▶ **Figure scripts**
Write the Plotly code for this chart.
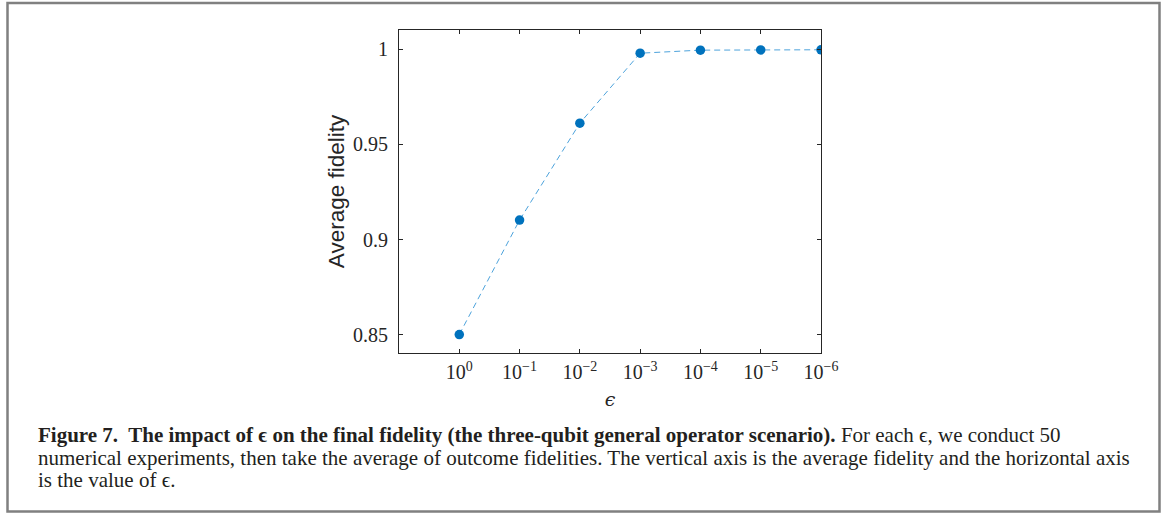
import plotly.graph_objects as go

eps_labels = ["10<sup>0</sup>", "10<sup>\u22121</sup>", "10<sup>\u22122</sup>", "10<sup>\u22123</sup>",
              "10<sup>\u22124</sup>", "10<sup>\u22125</sup>", "10<sup>\u22126</sup>"]
fidelity = [0.8500, 0.9102, 0.9612, 0.9980, 0.9996, 0.9997, 0.9998]
y_ticks = [0.85, 0.9, 0.95, 1.0]
y_ticktext = ["0.85", "0.9", "0.95", "1"]

x_pos = list(range(len(eps_labels)))

W, H = 1165, 515
L, R, T, B = 399, 821, 30, 353
pw, ph = R - L, B - T

def px(x):
    return (x - L) / pw

def py(y):
    return (B - y) / ph

fig = go.Figure()
fig.add_trace(go.Scatter(
    x=x_pos, y=fidelity, mode="lines",
    line=dict(color="#4da3dc", width=1, dash="6px,4px"),
    showlegend=False, hoverinfo="skip"))
fig.add_trace(go.Scatter(
    x=x_pos, y=fidelity, mode="markers",
    marker=dict(color="#0072BD", size=9.5),
    showlegend=False))

axis_common = dict(
    showline=True, linecolor="#262626", linewidth=1, mirror="allticks",
    ticks="inside", ticklen=4, tickcolor="#262626", tickwidth=1,
    showgrid=False, zeroline=False,
    tickfont=dict(family="Liberation Serif, DejaVu Serif, serif", size=20, color="#262626"),
)

fig.update_layout(
    width=W, height=H,
    margin=dict(l=L, r=W - R, t=T, b=H - B, pad=0),
    paper_bgcolor="white", plot_bgcolor="white",
    xaxis=dict(
        range=[-1, 6], tickmode="array", tickvals=x_pos, ticktext=eps_labels,
        ticklabelstandoff=1,
        title=dict(text="<i>\u03f5</i>", standoff=10,
                   font=dict(family="DejaVu Serif, serif", size=19, color="#262626")),
        **axis_common),
    yaxis=dict(
        range=[0.8403, 1.0102], tickmode="array", tickvals=y_ticks, ticktext=y_ticktext,
        ticklabelstandoff=6,
        title=dict(text="Average fidelity", standoff=2,
                   font=dict(family="Liberation Sans, Arial, sans-serif", size=22.5, color="#262626")),
        **axis_common),
)

# outer frame
fig.add_shape(type="rect", xref="paper", yref="paper",
              x0=px(7.5), x1=px(1159.5), y0=py(511.5), y1=py(3),
              line=dict(color="#808080", width=2.5), fillcolor="rgba(0,0,0,0)", layer="below")

cap_font = dict(family="Liberation Serif, DejaVu Serif, serif", size=21, color="#231f20")
lines = [
    "<b>Figure 7.  The impact of \u03f5 on the final fidelity (the three-qubit general operator scenario).</b> For each \u03f5, we conduct 50",
    "numerical experiments, then take the average of outcome fidelities. The vertical axis is the average fidelity and the horizontal axis",
    "is the value of \u03f5.",
]
for i, t in enumerate(lines):
    fig.add_annotation(text=t, xref="paper", yref="paper", x=px(36), y=py(435 + 22.5 * i),
                       xanchor="left", yanchor="middle", showarrow=False, font=cap_font, align="left")

fig.write_html("out.html")
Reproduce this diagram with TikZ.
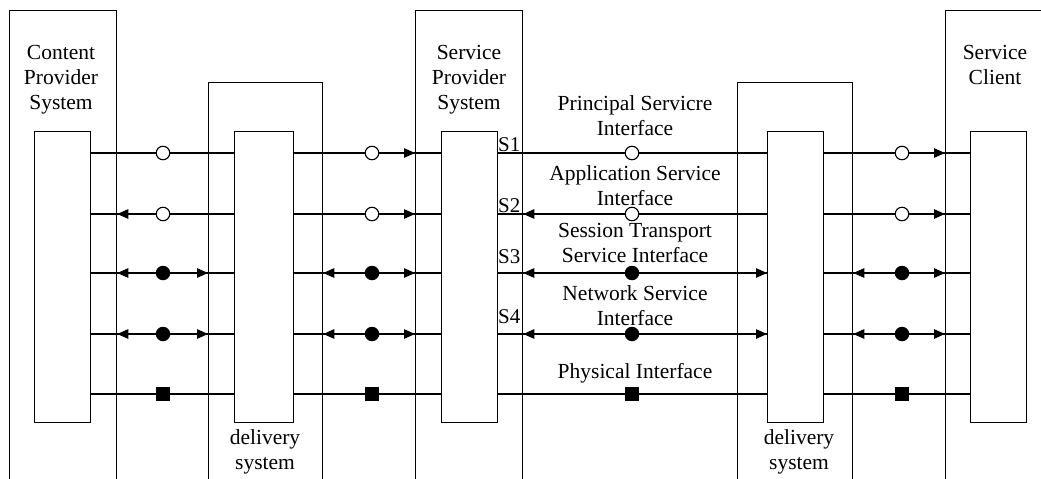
\documentclass[tikz,border=0pt]{standalone}
\usepackage{fontspec}
\setmainfont{Liberation Serif}
\usetikzlibrary{arrows.meta}

\begin{document}
\begin{tikzpicture}[x=1pt,y=-1pt,
  txt/.style={font=\fontsize{21.5}{25}\selectfont, inner sep=0pt, align=center, anchor=north},
  slbl/.style={font=\fontsize{21}{25}\selectfont, inner sep=0pt, anchor=base west},
  sys/.style={draw, line width=1.3pt, rectangle, anchor=north west, inner sep=0pt, minimum height=500pt},
  unit/.style={draw, line width=1.3pt, fill=white, rectangle, anchor=north west, inner sep=0pt, minimum height=291pt, minimum width=56pt},
  link/.style={line width=1.2pt},
  phys/.style={line width=2.8pt},
  tip/.style={link, -{Triangle[length=11pt,width=9.5pt]}},
  ocirc/.style={circle, draw, fill=white, line width=1.1pt, minimum size=13.5pt, inner sep=0pt},
  fcirc/.style={circle, fill=black, minimum size=14.5pt, inner sep=0pt},
  fsq/.style={rectangle, fill=black, minimum size=14pt, inner sep=0pt}
]
\useasboundingbox (0,0) rectangle (1041,479);
\clip (0,0) rectangle (1041,479);

% systems (open towards the bottom edge)
\node[sys, minimum width=107pt] (cpo) at (9,9.5) {};
\node[sys, minimum width=114pt] (d1o) at (208,82) {};
\node[sys, minimum width=107pt] (spo) at (415,9.5) {};
\node[sys, minimum width=115pt] (d2o) at (737,82) {};
\node[sys, minimum width=130pt] (sco) at (945,9.5) {};

% protocol stacks inside the systems
\node[unit] (cp) at (34,131) {};
\node[unit, minimum width=59pt] (d1) at (234,131) {};
\node[unit] (sp) at (441,131) {};
\node[unit] (d2) at (767,131) {};
\node[unit] (sc) at (970,131) {};

% interface levels
\coordinate (r1) at (0,153);
\coordinate (r2) at (0,214);
\coordinate (r3) at (0,273);
\coordinate (r4) at (0,334);
\coordinate (r5) at (0,394);

% interface points on each link
\foreach \r in {1,2} {
  \node[ocirc] (a\r) at (163,0 |- r\r) {};
  \node[ocirc] (b\r) at (372,0 |- r\r) {};
  \node[ocirc] (c\r) at (632,0 |- r\r) {};
  \node[ocirc] (e\r) at (902,0 |- r\r) {};
}
\foreach \r in {3,4} {
  \node[fcirc] (a\r) at (163,0 |- r\r) {};
  \node[fcirc] (b\r) at (372,0 |- r\r) {};
  \node[fcirc] (c\r) at (632,0 |- r\r) {};
  \node[fcirc] (e\r) at (902,0 |- r\r) {};
}
\node[fsq] (a5) at (163,0 |- r5) {};
\node[fsq] (b5) at (372,0 |- r5) {};
\node[fsq] (c5) at (632,0 |- r5) {};
\node[fsq] (e5) at (902,0 |- r5) {};

% links between the stacks
\foreach \r in {1,2,3,4} {
  \draw[link] (cp.east |- r\r) -- (a\r) -- (d1.west |- r\r);
  \draw[link] (d1.east |- r\r) -- (b\r) -- (sp.west |- r\r);
  \draw[link] (sp.east |- r\r) -- (c\r) -- (d2.west |- r\r);
  \draw[link] (d2.east |- r\r) -- (e\r) -- (sc.west |- r\r);
}
\draw[phys] (cp.east |- r5) -- (a5) -- (d1.west |- r5);
\draw[phys] (d1.east |- r5) -- (b5) -- (sp.west |- r5);
\draw[phys] (sp.east |- r5) -- (c5) -- (d2.west |- r5);
\draw[phys] (d2.east |- r5) -- (e5) -- (sc.west |- r5);

% directions
\draw[tip] (b1) -- (spo.west |- r1);
\draw[tip] (e1) -- (sco.west |- r1);
\draw[tip] (a2) -- (cpo.east |- r2);
\draw[tip] (b2) -- (spo.west |- r2);
\draw[tip] (c2) -- (spo.east |- r2);
\draw[tip] (e2) -- (sco.west |- r2);
\foreach \r in {3,4} {
  \draw[tip] (a\r) -- (cpo.east |- r\r);
  \draw[tip] (a\r) -- (d1o.west |- r\r);
  \draw[tip] (b\r) -- (d1o.east |- r\r);
  \draw[tip] (b\r) -- (spo.west |- r\r);
  \draw[tip] (c\r) -- (spo.east |- r\r);
  \draw[tip] (c\r) -- (d2.west |- r\r);
  \draw[tip] (e\r) -- (d2o.east |- r\r);
  \draw[tip] (e\r) -- (sco.west |- r\r);
}

% titles
\node[txt] (tcp) at (61,45.5) {Content\\Provider\\System};
\node[txt] (tsp) at (469,45.3) {Service\\Provider\\System};
\node[txt] (tsc) at (995,45.3) {Service\\Client};
\node[txt] (td1) at (265,429.3) {delivery\\system};
\node[txt] (td2) at (799,429.3) {delivery\\system};

% interface names
\node[txt] (l1) at (635,95.3) {Principal Servicre\\Interface};
\node[txt] (l2) at (635,165.3) {Application Service\\Interface};
\node[txt] (l3) at (635,223.3) {Session Transport\\Service Interface};
\node[txt] (l4) at (635,285.3) {Network Service\\Interface};
\node[txt] (l5) at (635,363.3) {Physical Interface};

\node[slbl] (s1) at (498,151) {S1};
\node[slbl] (s2) at (498,212) {S2};
\node[slbl] (s3) at (498,263) {S3};
\node[slbl] (s4) at (498,323) {S4};
\end{tikzpicture}
\end{document}
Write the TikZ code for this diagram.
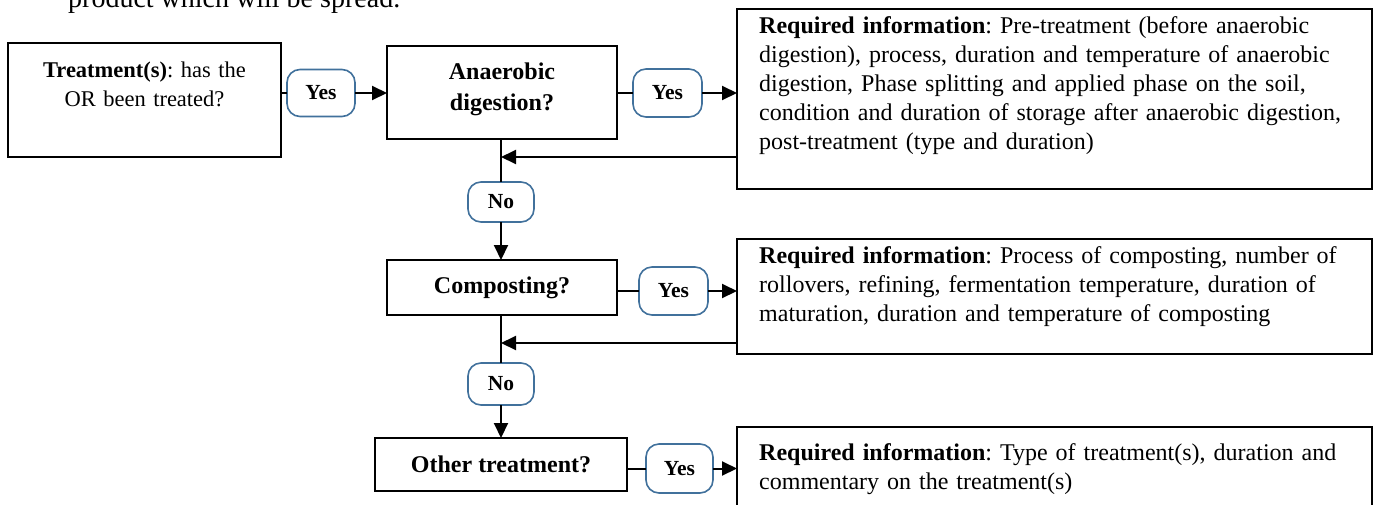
\documentclass[tikz,border=0pt]{standalone}
\usepackage{fontspec}
\setmainfont{Liberation Serif}
\usetikzlibrary{arrows.meta,calc}
\definecolor{pillblue}{RGB}{65,113,156}
\frenchspacing
\begin{document}
\begin{tikzpicture}[x=1pt,y=-1pt,
  box/.style={draw=black, line width=2.8pt, inner sep=0pt, outer sep=0pt, rectangle},
  pill/.style={draw=pillblue, line width=1.6pt, rounded corners=13pt, inner sep=0pt, outer sep=0pt, fill=white, font=\fontsize{21.5}{24}\selectfont\bfseries},
  txt/.style={inner sep=0pt, font=\fontsize{24}{29}\selectfont},
  qtxt/.style={font=\fontsize{24}{29}\selectfont\bfseries},
  conn/.style={draw=black, line width=2pt},
  arr/.style={conn, -{Triangle[length=15pt,width=14pt]}},
]
\useasboundingbox (0,0) rectangle (1380,504);

% partial line of body text at the top
\node[inner sep=0pt, anchor=base west, font=\fontsize{28}{34}\selectfont] (intro) at (68,7) {product which will be spread.};

% left column boxes
\node[box, minimum width=273, minimum height=114] (treat) at (144.5,100) {};
\node[txt, font=\fontsize{22.5}{29}\selectfont, text width=260pt, align=center, anchor=base] (treatt) at (144.5,77) {\textbf{Treatment(s)}: has the\\OR been treated?};

\node[box, minimum width=230, minimum height=93] (ad) at (502,92.5) {};
\node[txt, font=\fontsize{24}{31}\selectfont\bfseries, text width=220pt, align=center, anchor=base] (adt) at (502,79) {Anaerobic\\digestion?};

\node[box, qtxt, minimum width=230, minimum height=55] (comp) at (502,287.5) {Composting?};
\node[box, qtxt, minimum width=252, minimum height=53] (oth) at (501,464.5) {Other treatment?};

% required information boxes
\node[box, minimum width=635, minimum height=180] (ri1) at (1054.5,99) {};
\node[txt, text width=591pt, align=left, anchor=base west] (ri1t) at (759,33) {\textbf{Required information}: Pre-treatment (before anaerobic\\digestion), process, duration and temperature of anaerobic\\digestion, Phase splitting and applied phase on the soil,\\condition and duration of storage after anaerobic digestion,\\post-treatment (type and duration)};

\node[box, minimum width=635, minimum height=115] (ri2) at (1054.5,296.5) {};
\node[txt, text width=591pt, align=left, anchor=base west] (ri2t) at (759,263) {\textbf{Required information}: Process of composting, number of\\rollovers, refining, fermentation temperature, duration of\\maturation, duration and temperature of composting};

\node[box, minimum width=635, minimum height=93] (ri3) at (1054.5,473.5) {};
\node[txt, text width=591pt, align=left, anchor=base west] (ri3t) at (759,460) {\textbf{Required information}: Type of treatment(s), duration and\\commentary on the treatment(s)};

% pills
\node[pill, minimum width=68, minimum height=47] (yes1) at (321,93) {Yes};
\node[pill, minimum width=69, minimum height=48] (yes2) at (667.5,93) {Yes};
\node[pill, minimum width=66, minimum height=40] (no1) at (501,202) {No};
\node[pill, minimum width=69, minimum height=48] (yes3) at (673.5,291) {Yes};
\node[pill, minimum width=66, minimum height=42] (no2) at (501,384) {No};
\node[pill, minimum width=67, minimum height=49] (yes4) at (679.5,468.5) {Yes};

% junction points of return arrows
\coordinate (j1) at (501,157);
\coordinate (j2) at (501,343);

% connectors
\draw[conn] (treat.east |- yes1.west) -- (yes1.west);
\draw[arr] (yes1.east) -- (yes1.east -| ad.west);
\draw[conn] (ad.east |- yes2.west) -- (yes2.west);
\draw[arr] (yes2.east) -- (yes2.east -| ri1.west);
\draw[arr] (j1 -| ri1.west) -- (j1);
\draw[conn] (no1.north |- ad.south) -- (no1.north);
\draw[arr] (no1.south) -- (no1.south |- comp.north);
\draw[conn] (comp.east |- yes3.west) -- (yes3.west);
\draw[arr] (yes3.east) -- (yes3.east -| ri2.west);
\draw[arr] (j2 -| ri2.west) -- (j2);
\draw[conn] (no2.north |- comp.south) -- (no2.north);
\draw[arr] (no2.south) -- (no2.south |- oth.north);
\draw[conn] (oth.east |- yes4.west) -- (yes4.west);
\draw[arr] (yes4.east) -- (yes4.east -| ri3.west);
\end{tikzpicture}
\end{document}
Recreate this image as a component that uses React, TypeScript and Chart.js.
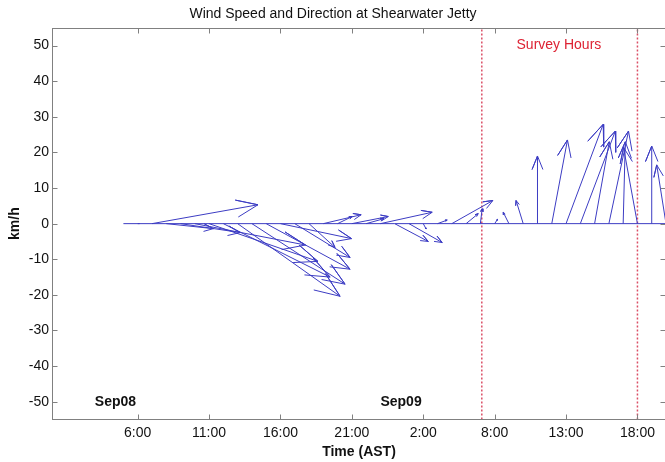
import React, { useEffect, useRef } from "react";
import { Chart, registerables } from "chart.js";

Chart.register(...registerables);

// Hours since Sep08 00:00 (arrow origins on the time axis)
const hours = [5, 6, 7, 8, 9, 10, 11, 12, 13, 14, 15, 16, 17, 18, 19, 20, 21, 22, 23, 24,
  25, 26, 27, 28, 29, 30, 31, 32, 33, 34, 35, 36, 37, 38, 39, 40, 41, 42, 43];
// Eastward wind component (km/h)
const uEast = [0, 0.5, 29.7, 13.2, 16.7, 31, 30.5, 29.9, 28.7, 26.1, 23.5, 19.9, 15.5, 7.3, 10.6, 4.1,
  10.2, 5, 14.5, 9.4, 9.3, 0.8, 2.7, 11.5, 3.4, 0.5, 0.8, -1.6, -2, 0, 4.4, 10.4, 9.8, 4.1, 5.5, 0.6,
  -3.9, 0, -2.6];
// Northward wind component (km/h)
const vNorth = [0, 0, 5.3, -1.4, -2.5, -6, -10.6, -15, -20.4, -17, -12.8, -4.2, -9.5, -6.7, 2.5, 2,
  2, 1.4, 3.2, -5, -5.3, -1.5, 1, 6.5, 2.8, 4.2, 1.2, 3.2, 6.5, 19, 23.5, 27.9, 26, 23, 26, 23,
  21.4, 21.8, 16.5];

const xTickValues = [6, 11, 16, 21, 26, 31, 36, 41];
const xTickLabels = ["6:00", "11:00", "16:00", "21:00", "2:00", "8:00", "13:00", "18:00"];
const yTickValues = [-50, -40, -30, -20, -10, 0, 10, 20, 30, 40, 50];
const surveyLines = [30.1, 41];
const dayLabels = [
  { text: "Sep08", x: 3, y: -50 },
  { text: "Sep09", x: 23, y: -50 },
];

const X_MIN = 0;
const X_MAX = 43;
const Y_MIN = -55;
const Y_MAX = 55;
const K = 0.25; // hours of x per km/h, keeps arrows isotropic on screen

const FONT = "'Liberation Sans', Arial, sans-serif";
const ARROW = "rgb(60,60,195)";

function arrowPoints(h: number, u: number, v: number) {
  const tx = u * 0.8;
  const ty = v * 0.8;
  const px = -v * 0.08;
  const py = u * 0.08;
  const toXY = (a: number, b: number) => ({ x: h + a * K, y: b });
  return [toXY(0, 0), toXY(u, v), toXY(tx + px, ty + py), toXY(u, v), toXY(tx - px, ty - py)];
}

const decorPlugin = {
  id: "decor",
  afterDatasetsDraw(chart: any) {
    const { ctx, chartArea, scales } = chart;
    const xs = scales.x;
    const ys = scales.y;
    ctx.save();
    ctx.fillStyle = "#dd2233";
    ctx.font = `14px ${FONT}`;
    ctx.textAlign = "center";
    ctx.textBaseline = "middle";
    ctx.fillText("Survey Hours", xs.getPixelForValue(35.5), ys.getPixelForValue(50));
    ctx.fillStyle = "#111";
    ctx.font = `bold 14px ${FONT}`;
    ctx.textAlign = "left";
    for (const d of dayLabels) {
      ctx.fillText(d.text, xs.getPixelForValue(d.x), ys.getPixelForValue(d.y));
    }
    // box
    ctx.strokeStyle = "#808080";
    ctx.lineWidth = 1;
    const l = Math.round(chartArea.left) + 0.5;
    const r = Math.round(chartArea.right) - 0.5;
    const t = Math.round(chartArea.top) + 0.5;
    const b = Math.round(chartArea.bottom) - 0.5;
    ctx.strokeRect(l, t, r - l, b - t);
    // inward tick marks
    ctx.beginPath();
    for (const tk of xs.ticks) {
      const px = Math.round(xs.getPixelForValue(tk.value)) + 0.5;
      ctx.moveTo(px, b);
      ctx.lineTo(px, b - 5);
      ctx.moveTo(px, t);
      ctx.lineTo(px, t + 5);
    }
    for (const tk of ys.ticks) {
      const py = Math.round(ys.getPixelForValue(tk.value)) + 0.5;
      ctx.moveTo(l, py);
      ctx.lineTo(l + 5, py);
      ctx.moveTo(r, py);
      ctx.lineTo(r - 5, py);
    }
    ctx.stroke();
    ctx.restore();
  },
};

export default function App() {
  const ref = useRef<HTMLCanvasElement | null>(null);
  useEffect(() => {
    if (!ref.current) return;
    const datasets: any[] = [];
    datasets.push({
      data: [{ x: hours[0], y: 0 }, { x: hours[hours.length - 1], y: 0 }],
      borderColor: ARROW,
      borderWidth: 1,
      pointRadius: 0,
    });
    hours.forEach((h, i) => {
      datasets.push({
        data: arrowPoints(h, uEast[i], vNorth[i]),
        borderColor: ARROW,
        borderWidth: 1,
        pointRadius: 0,
        tension: 0,
      });
    });
    surveyLines.forEach((s) => {
      datasets.push({
        data: [{ x: s, y: Y_MIN }, { x: s, y: Y_MAX }],
        borderColor: "rgba(215,60,85,0.9)",
        borderWidth: 1.5,
        borderDash: [2, 2],
        pointRadius: 0,
      });
    });
    const chart = new Chart(ref.current, {
      type: "line",
      data: { datasets },
      plugins: [decorPlugin],
      options: {
        animation: false,
        responsive: false,
        devicePixelRatio: 1,
        layout: { padding: { left: 0, right: 2, top: 0, bottom: 0 } },
        plugins: {
          legend: { display: false },
          tooltip: { enabled: false },
          title: {
            display: true,
            text: "Wind Speed and Direction at Shearwater Jetty",
            color: "#111",
            font: { family: FONT, size: 14, weight: "normal" },
            padding: { top: 6, bottom: 5 },
          },
        },
        scales: {
          x: {
            type: "linear",
            min: X_MIN,
            max: X_MAX,
            grid: { display: false, drawTicks: false },
            border: { display: false },
            afterBuildTicks: (s: any) => {
              s.ticks = xTickValues.map((v) => ({ value: v }));
            },
            afterFit: (s: any) => {
              s.height = 42.5;
            },
            ticks: {
              autoSkip: false,
              maxRotation: 0,
              padding: 5,
              color: "#111",
              font: { family: FONT, size: 14 },
              callback: (v: any) => {
                const idx = xTickValues.indexOf(Number(v));
                return idx >= 0 ? xTickLabels[idx] : "";
              },
            },
            title: {
              display: true,
              text: "Time (AST)",
              color: "#111",
              font: { family: FONT, size: 14, weight: "bold" },
              padding: { top: 0, bottom: 1 },
            },
          },
          y: {
            type: "linear",
            min: Y_MIN,
            max: Y_MAX,
            grid: { display: false, drawTicks: false },
            border: { display: false },
            afterBuildTicks: (s: any) => {
              s.ticks = yTickValues.map((v) => ({ value: v }));
            },
            afterFit: (s: any) => {
              s.width = 52;
            },
            ticks: {
              padding: 3,
              color: "#111",
              font: { family: FONT, size: 14 },
              callback: (v: any) => String(v),
            },
            title: {
              display: true,
              text: "km/h",
              color: "#111",
              font: { family: FONT, size: 14, weight: "bold" },
              padding: { top: 7, bottom: 0 },
            },
          },
        },
      },
    });
    return () => chart.destroy();
  }, []);
  return (
    <div style={{ position: "fixed", left: 0, top: 0, width: 665, height: 462, overflow: "hidden", background: "#fff" }}>
      <canvas ref={ref} width={668} height={462} style={{ width: 668, height: 462, display: "block" }} />
    </div>
  );
}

▶ **Task to complete**
Print everything from the line with "Recreate this image" down to the line with "21.4, 21.8, 16.5];", both included, exactly as written and without the pictures.

▶ **The output**
Recreate this image as a component that uses React, TypeScript and Chart.js.
import React, { useEffect, useRef } from "react";
import { Chart, registerables } from "chart.js";

Chart.register(...registerables);

// Hours since Sep08 00:00 (arrow origins on the time axis)
const hours = [5, 6, 7, 8, 9, 10, 11, 12, 13, 14, 15, 16, 17, 18, 19, 20, 21, 22, 23, 24,
  25, 26, 27, 28, 29, 30, 31, 32, 33, 34, 35, 36, 37, 38, 39, 40, 41, 42, 43];
// Eastward wind component (km/h)
const uEast = [0, 0.5, 29.7, 13.2, 16.7, 31, 30.5, 29.9, 28.7, 26.1, 23.5, 19.9, 15.5, 7.3, 10.6, 4.1,
  10.2, 5, 14.5, 9.4, 9.3, 0.8, 2.7, 11.5, 3.4, 0.5, 0.8, -1.6, -2, 0, 4.4, 10.4, 9.8, 4.1, 5.5, 0.6,
  -3.9, 0, -2.6];
// Northward wind component (km/h)
const vNorth = [0, 0, 5.3, -1.4, -2.5, -6, -10.6, -15, -20.4, -17, -12.8, -4.2, -9.5, -6.7, 2.5, 2,
  2, 1.4, 3.2, -5, -5.3, -1.5, 1, 6.5, 2.8, 4.2, 1.2, 3.2, 6.5, 19, 23.5, 27.9, 26, 23, 26, 23,
  21.4, 21.8, 16.5];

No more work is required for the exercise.